This article was published on June 5, 2013

FCC to hold vote over in June that may boost consumers’ mobile privacy, to the disgruntlement of providers


FCC to hold vote over in June that may boost consumers’ mobile privacy, to the disgruntlement of providers

According to The Hill’s Hillicon Valley blog, the Federal Communications Commission will vote later this month on sweeping privacy rules for mobile carriers that may see increased protections for consumers put into place.

The vote will take place on June 27th. At stake is whether US wireless providers are required to undertake and enforce “reasonable precautions” regarding their users’ personal data. What may be protected? The precise sort of thing that the Carrier IQ scandal erupted over: personal information regarding the use of cellular devices.

The FCC will vote to possibly protect a consumer’s call data – length, location, etc – and the like.

If you are surprised that your personal data of that variety isn’t already protected, you are slightly behind the times. Why is the FCC taking up the issue, and not Congress? In part at least because the Mobile Device Privacy Act failed in the last congress. It would have addressed similar issues, as TNW reported at the time:

[Under the bill, any] entity that sells either a mobile service, a mobile device, or offers the download of a mobile application, which contains ‘monitoring software’ must inform the person that is being sold the service, device, or provided the application of that fact.
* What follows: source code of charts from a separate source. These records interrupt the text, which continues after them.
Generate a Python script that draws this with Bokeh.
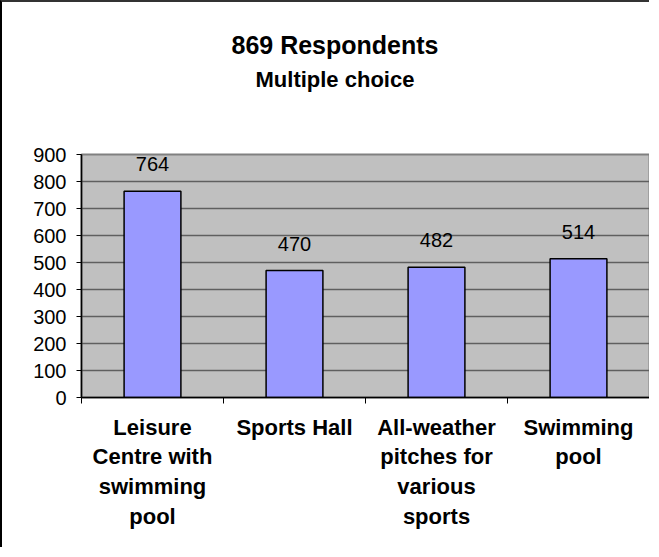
from bokeh.plotting import figure
from bokeh.models import ColumnDataSource, FixedTicker, SingleIntervalTicker, Range1d, Title
from bokeh.core.properties import value
from bokeh.embed import file_html
from bokeh.resources import INLINE

# ---- data ----
categories = [
    "Leisure\nCentre with\nswimming\npool",
    "Sports Hall",
    "All-weather\npitches for\nvarious\nsports",
    "Swimming\npool",
]
values = [764, 470, 482, 514]
title_main = "869 Respondents"
title_sub = "Multiple choice"

# category slot centres on a numeric axis (one unit per category)
xpos = [i + 0.5 for i in range(len(categories))]
boundaries = [float(i) for i in range(len(categories) + 1)]

src = ColumnDataSource(dict(x=xpos, top=values, label=[str(v) for v in values]))

FONT = "Liberation Sans"

p = figure(
    width=649, height=547,
    x_range=Range1d(0, len(categories)), y_range=Range1d(0, 900),
    output_backend="svg", toolbar_location=None,
    min_border_left=79, min_border_right=2, min_border_top=151, min_border_bottom=152,
    background_fill_color="#C0C0C0", border_fill_color="white",
    title=None,
)
p.styles = {"border-left": "2px solid #000000", "border-top": "2px solid #333333"}
p.outline_line_color = "#808080"
p.outline_line_width = 2

p.vbar(x="x", top="top", width=0.4, source=src,
       fill_color="#9999FF", line_color="black", line_width=1.5)
p.text(x="x", y="top", text="label", source=src,
       text_align="center", text_baseline="alphabetic", y_offset=-27,
       text_font=value(FONT), text_font_size="20px", text_color="black")

# grid
p.xgrid.visible = False
p.ygrid.ticker = SingleIntervalTicker(interval=100)
p.ygrid.grid_line_color = "#5f5f5f"
p.ygrid.grid_line_width = 1.5

# y axis
ya = p.yaxis[0]
ya.ticker = SingleIntervalTicker(interval=100)
ya.axis_line_color = "black"
ya.axis_line_width = 1.5
ya.major_tick_line_color = "black"
ya.major_tick_out = 5
ya.major_tick_in = 0
ya.minor_tick_line_color = None
ya.major_label_text_font = FONT
ya.major_label_text_font_size = "20px"
ya.major_label_text_color = "black"
ya.major_label_standoff = 10

# x axis
xa = p.xaxis[0]
xa.ticker = FixedTicker(ticks=xpos, minor_ticks=boundaries)
xa.major_label_overrides = {x: c for x, c in zip(xpos, categories)}
xa.axis_line_color = "black"
xa.axis_line_width = 1.5
xa.major_tick_line_color = None
xa.minor_tick_line_color = "black"
xa.minor_tick_out = 6
xa.minor_tick_in = 0
xa.major_label_text_font = FONT
xa.major_label_text_font_style = "bold"
xa.major_label_text_font_size = "22px"
xa.major_label_text_line_height = 1.19
xa.major_label_text_color = "black"
xa.major_label_standoff = 11

# titles (first added sits closest to the plot)
p.add_layout(Title(text=title_sub, align="left", offset=174, standoff=125,
                   text_font=FONT, text_font_style="bold", text_font_size="22px",
                   text_color="black"), "above")
p.add_layout(Title(text=title_main, align="left", offset=150, standoff=-112,
                   text_font=FONT, text_font_style="bold", text_font_size="25px",
                   text_color="black"), "above")

open("out.html", "w").write(file_html(p, INLINE))
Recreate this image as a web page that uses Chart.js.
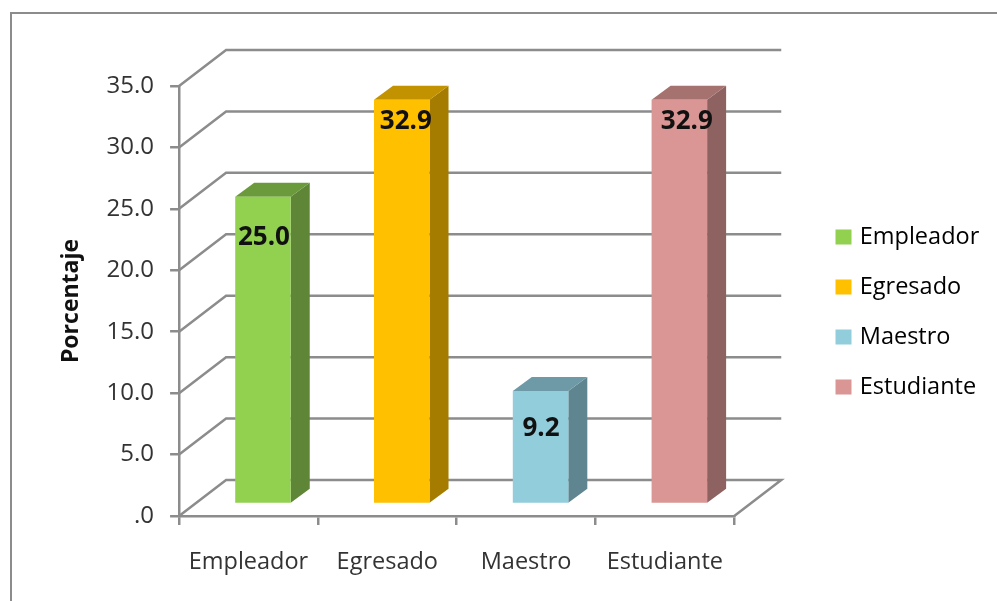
<!DOCTYPE html>
<html>
<head>
<meta charset="utf-8">
<style>
  html, body { margin: 0; padding: 0; background: #fff; overflow: hidden; }
  canvas { display: block; }
</style>
<script src="https://cdn.jsdelivr.net/npm/chart.js@4"></script>
</head>
<body>
<canvas id="chart" width="997" height="601"></canvas>
<script>
// datos
const categorias = ['Empleador', 'Egresado', 'Maestro', 'Estudiante'];
const porcentajes = [25.0, 32.9, 9.2, 32.9];
const tituloY = 'Porcentaje';

// colores de cada barra
const colorFrente = ['#92d050', '#ffc000', '#92cddc', '#d99694'];
const colorLado = ['#5f8537', '#a67c00', '#5f8690', '#8d6260'];
const colorTapa = ['#6b9a3c', '#c29200', '#6d9aa6', '#a57270'];

const gris = '#8c8c8c';
const fuente = '"Open Sans", sans-serif';

// desplazamientos de la perspectiva
const fondo = { dx: 47, dy: -36 };
const frente = { dx: 14.5, dy: -12 };
const prof = { dx: 19, dy: -14 };
// ajuste de cada etiqueta respecto a la parte alta de la barra
const ajusteEtiqueta = [[1, 41], [4, 22], [0.5, 38], [7.5, 22]];

function poligono(ctx, puntos, color) {
    ctx.fillStyle = color;
    ctx.beginPath();
    puntos.forEach((p, i) => i ? ctx.lineTo(p[0], p[1]) : ctx.moveTo(p[0], p[1]));
    ctx.closePath();
    ctx.fill();
}

const efecto3d = {
    id: 'efecto3d',
    beforeDraw(chart) {
        const ctx = chart.ctx;
        // marco del grafico
        ctx.save();
        ctx.strokeStyle = gris;
        ctx.lineWidth = 2;
        ctx.beginPath();
        ctx.moveTo(11, 601);
        ctx.lineTo(11, 13);
        ctx.lineTo(997, 13);
        ctx.stroke();
        ctx.restore();
    },
    beforeDatasetsDraw(chart) {
        const ctx = chart.ctx;
        const { left, right } = chart.chartArea;
        const y = chart.scales.y;
        ctx.save();
        ctx.strokeStyle = gris;
        ctx.lineWidth = 2.5;
        // lineas de pared y piso
        y.ticks.forEach(t => {
            const py = y.getPixelForValue(t.value);
            ctx.beginPath();
            ctx.moveTo(left, py);
            ctx.lineTo(left + fondo.dx, py + fondo.dy);
            ctx.lineTo(right + fondo.dx, py + fondo.dy);
            if (t.value === 0) ctx.lineTo(right, py);
            ctx.stroke();
        });
        ctx.restore();
    },
    beforeDatasetDraw(chart) {
        const ctx = chart.ctx;
        ctx.save();
        ctx.translate(frente.dx, frente.dy);
        chart.getDatasetMeta(0).data.forEach((b, i) => {
            const l = b.x - b.width / 2, r = b.x + b.width / 2;
            poligono(ctx, [[r, b.y], [r + prof.dx, b.y + prof.dy], [r + prof.dx, b.base + prof.dy], [r, b.base]], colorLado[i]);
            poligono(ctx, [[l, b.y], [l + prof.dx, b.y + prof.dy], [r + prof.dx, b.y + prof.dy], [r, b.y]], colorTapa[i]);
        });
    },
    afterDatasetDraw(chart) {
        const ctx = chart.ctx;
        ctx.restore();
        // etiquetas de valor
        ctx.save();
        ctx.font = 'bold 26px ' + fuente;
        ctx.fillStyle = '#111';
        ctx.textAlign = 'center';
        ctx.textBaseline = 'middle';
        chart.getDatasetMeta(0).data.forEach((b, i) => {
            ctx.fillText(porcentajes[i].toFixed(1), b.x + frente.dx + ajusteEtiqueta[i][0], b.y + frente.dy + ajusteEtiqueta[i][1]);
        });
        ctx.restore();
    },
    afterLayout(chart) {
        // la leyenda queda separada del area de trazado
        chart.legend.left = 812.5;
        chart.legend.right = 997;
        chart.legend.width = 184.5;
        chart.legend.top = 0;
        chart.legend.bottom = 624;
    }
};

new Chart(document.getElementById('chart'), {
    type: 'bar',
    data: {
        labels: categorias,
        datasets: [{
            data: porcentajes,
            backgroundColor: colorFrente,
            barPercentage: 0.4,
            categoryPercentage: 1
        }]
    },
    options: {
        responsive: false,
        animation: false,
        layout: { padding: { left: 58, top: 86, right: 86, bottom: 0 } },
        plugins: {
            tooltip: { enabled: false },
            legend: {
                position: 'right',
                labels: {
                    boxWidth: 9,
                    boxHeight: 8,
                    padding: 26.5,
                    color: '#333',
                    font: { family: fuente, size: 23.5 },
                    generateLabels: () => categorias.map((c, i) => ({
                        text: c, fillStyle: colorFrente[i], strokeStyle: colorFrente[i], lineWidth: 7, index: i
                    }))
                }
            }
        },
        scales: {
            x: {
                afterFit: s => { s.height = 85; },
                grid: { drawOnChartArea: false, color: gris, lineWidth: 2.5, tickLength: 9 },
                border: { color: gris, width: 2.5 },
                ticks: { color: '#333', padding: 23, maxRotation: 0, font: { family: fuente, size: 23.5 } }
            },
            y: {
                min: 0,
                max: 35,
                grid: { drawOnChartArea: false, color: gris, lineWidth: 2.5, tickLength: 9 },
                border: { color: gris, width: 2.5 },
                title: { display: true, text: tituloY, color: '#111', padding: { top: 0, bottom: 5 }, font: { family: fuente, size: 23, weight: 'bold' } },
                ticks: {
                    stepSize: 5,
                    padding: 16,
                    color: '#333',
                    font: { family: fuente, size: 24 },
                    callback: v => v === 0 ? '.0' : v.toFixed(1)
                }
            }
        }
    },
    plugins: [efecto3d]
});
</script>
</body>
</html>
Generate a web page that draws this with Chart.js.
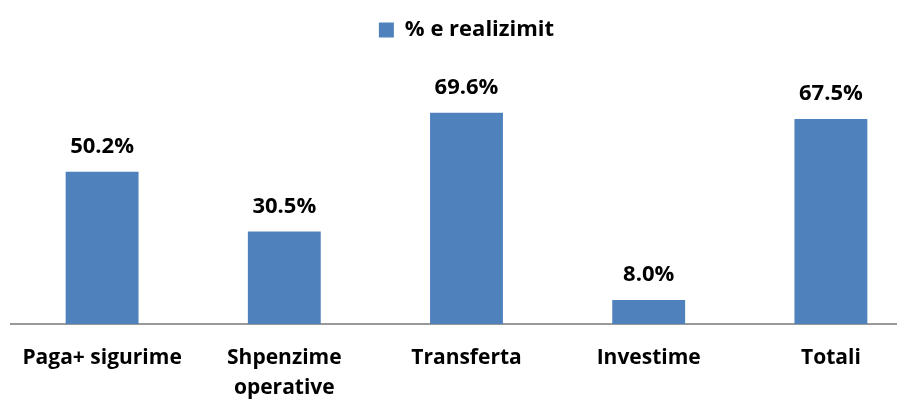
<!DOCTYPE html>
<html>
<head>
<meta charset="utf-8">
<script src="https://cdn.jsdelivr.net/npm/chart.js@4/dist/chart.umd.min.js"></script>
<style>
  html, body { margin: 0; padding: 0; background: #fff; overflow: hidden; }
  #wrap { position: relative; width: 922px; height: 414px; }
</style>
</head>
<body>
<div id="wrap"><canvas id="barChart"></canvas></div>
<script>
  const categories = ['Paga+ sigurime', ['Shpenzime', 'operative'], 'Transferta', 'Investime', 'Totali'];
  const realizimi = [50.2, 30.5, 69.6, 8.0, 67.5];
  const seriesName = '% e realizimit';

  const fontFamily = '"Open Sans", Lato, sans-serif';

  // vlerat mbi shtyllat
  const valueLabels = {
    id: 'valueLabels',
    afterDatasetsDraw(chart) {
      const ctx = chart.ctx;
      const meta = chart.getDatasetMeta(0);
      ctx.save();
      ctx.font = 'bold 22px ' + fontFamily;
      ctx.fillStyle = '#000';
      ctx.textAlign = 'center';
      ctx.textBaseline = 'alphabetic';
      meta.data.forEach((bar, i) => {
        ctx.fillText(realizimi[i].toFixed(1) + '%', bar.x, bar.y - 19);
      });
      ctx.restore();
    }
  };

  // hapesira nen legjende
  const legendSpace = {
    id: 'legendSpace',
    beforeInit(chart) {
      const fit = chart.legend.fit;
      chart.legend.fit = function () {
        fit.bind(chart.legend)();
        this.height = 81;
      };
    }
  };

  const ctxBar = document.getElementById('barChart').getContext('2d');
  const barChart = new Chart(ctxBar, {
    type: 'bar',
    data: {
      labels: categories,
      datasets: [{
        label: seriesName,
        data: realizimi,
        backgroundColor: '#4F81BD',
        borderWidth: 0,
        categoryPercentage: 1,
        barPercentage: 0.4
      }]
    },
    options: {
      responsive: true,
      maintainAspectRatio: false,
      animation: false,
      layout: { padding: { left: 11, right: 0, top: 0, bottom: 0 } },
      plugins: {
        legend: {
          labels: {
            boxWidth: 15,
            boxHeight: 15,
            color: '#000',
            padding: 19,
            font: { family: fontFamily, size: 22, weight: 'bold' }
          }
        },
        tooltip: { enabled: false }
      },
      scales: {
        x: {
          grid: { display: false },
          border: { color: '#999', width: 2 },
          ticks: {
            color: '#000',
            maxRotation: 0,
            autoSkip: false,
            padding: 11,
            font: { family: fontFamily, size: 21, weight: 'bold', lineHeight: 1.42 }
          }
        },
        y: {
          display: false,
          min: 0,
          max: 80
        }
      }
    },
    plugins: [valueLabels, legendSpace]
  });
</script>
</body>
</html>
What must the consumer be told? Paraphrasing from the bill itself: That the monitoring software is installed, what type of information is being monitored and transmitted, with whom that information might be shared, how the information will be used, and what the consumer can do to prohibit further collection, even if they have provided permission in the past. Also, ‘additional information’ that the FTC deems appropriate must be provided.

The bill died after being referred to committee.

As The Hill notes in its report, cellular companies previously called on the FCC top enact voluntary privacy rules, instead of mandatory standards. What might change under such a system? Likely little other a cosmetic change or two; if the FCC wants to strictly limit the use of private data by wireless companies without their disclosing that fact to their users, it will have to enact something stiffer.

There has been some static as to whether the FCC in fact has the necessary authority to take a stand on this issue. Such public murmurers do not appear to have had an impact on the FCC’s forward motion.

The Carrier IQ scandal led to class action lawsuits. It’s time we had real standards in place to provide ground rules for how consumer’s mobile information and actions can be tracked, and shared with third parties.